You’ve probably made some resolutions for 2018. Maybe it’s time to quit a bad habit, or get off your ass and head back to the gym. Whatever it is, around 30% of all people who make resolutions fail to take any action in one week, and 80% stop keeping up with their promises by February. At the same time, people who do make resolutions are 10 times more likely to attain them than those who don’t.
Conclusion: it’s still better to make resolutions than not. But how do you make sure you stay resolved?
Here’s some advice from behavioural experts on the five steps of behavioural change and why your decision to change your habit can shape its success.
The Transtheoretical Model
Behaviour experts and consultants explain that there are five steps in changing your habits. It starts with precontemplation, which is when you’re actually not ready to change, within the next six months. It’s important to consider if you’re still at that stage because trying to start before you’re ready and failing can be demoralising. However, if you’re actively thinking about it (contemplation) that’s when you are mentally ready to begin.
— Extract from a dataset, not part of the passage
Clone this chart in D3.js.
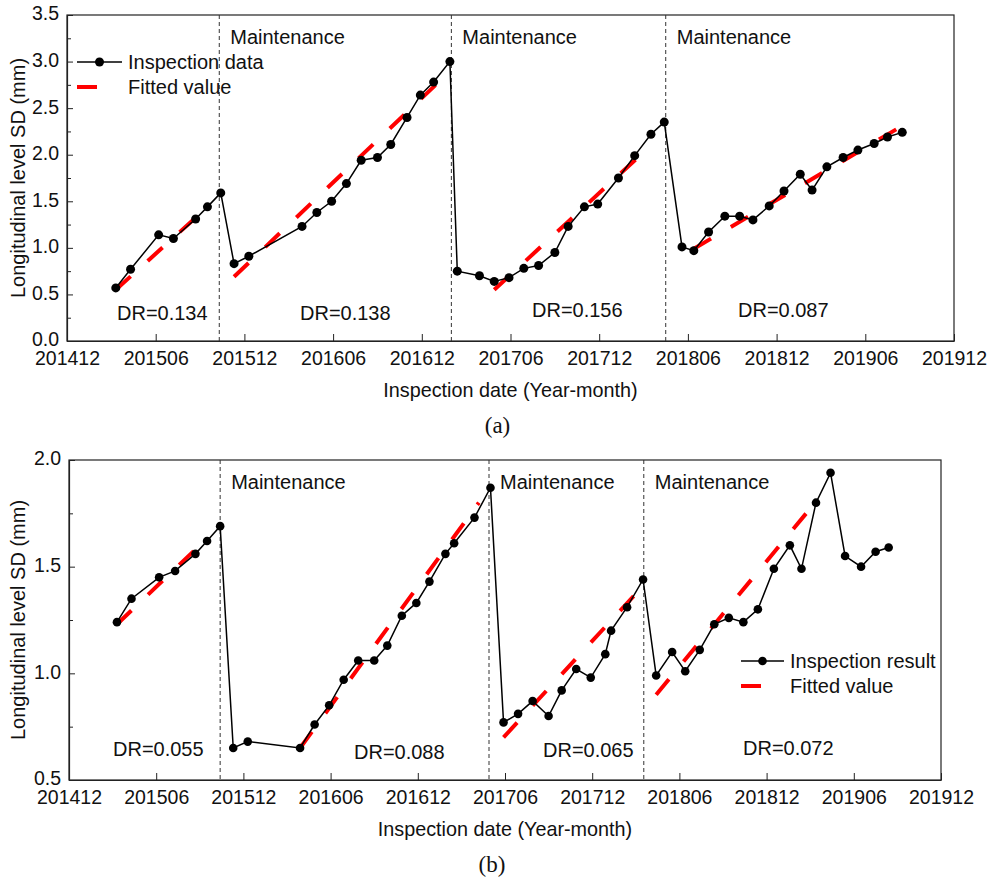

Preparation is the key. Making a list of resolutions is a start, but experts also recommend changing one habit at a time, rather than doing it all at once. If you’re going it all and you fail on one resolution, chances are you’ll stop following up on the rest. Author David DiSalvo also points out that this is a time to consider why you are looking to make a change. Negative emotions as a source for change is ineffective. Give yourself a positive reason as to why you want to implement change.
This is the part of the process that is observable. That’s why people tend to focus on this. Making modifications to your lifestyle generally requires around six months. The way to do it is to develop an action plan and take increasing steps to reach your final goal. Don’t aim to go back to the gym and hit it hard every day if you’ve not been for a decade. Start with some light cardio or bodyweight exercise instead and work up to a full workout.
It takes on average 30-60 days to break or change a habit. And it’s necessary to have a process for it. You should set a commitment and plan a good system to keep your resolution. For some, it’s the threat of penalty. For others, it’s a reward. Whether you prefer the carrot or stick depends on your own personality. Either way, that promise serves to reinforce your decision.
Make a Physical Statement
Resolutions, for the most part, are something that stays in our minds. It does help to visualise it in some form, however. One easy way is by physical representations of your resolution. If you plan to quit smoking, for example, printing out ‘No Smoking’ signs can serve to maintain it. Every time you have the urge to light up, these signs will remind you to not do so.
Replace Your Habits
This can be a slippery slope for some, especially those wishing to curb addictive behaviour. But often what we miss about our habits are also the side benefits, such as take a few minutes from work for a ciggie, or stuffing your face with chips on the couch. Instead, exchange them for better options. Take a stroll around the office or the building rather than light up a cigarette. Chow down on sweet potato or celery sticks or do some planks while watching the telly. They are small adjustments, but go a long way towards keeping the side perks while cutting a bad habit out.
Maintain Your New Habits
Even if you’ve kept it up for a year, it’s tough to keep it up. You may slip up, that’s for sure. What’s necessary is to persevere after that rather than just quit. Past research shows that 43% of people who quit smoking return to it after a year. It’s only after 5 years before that drops to 7%. Stay with your resolution. Don’t wipe it off and move on to the next. These are not goals to be checked off. They are commitments to behaviour you want to retain.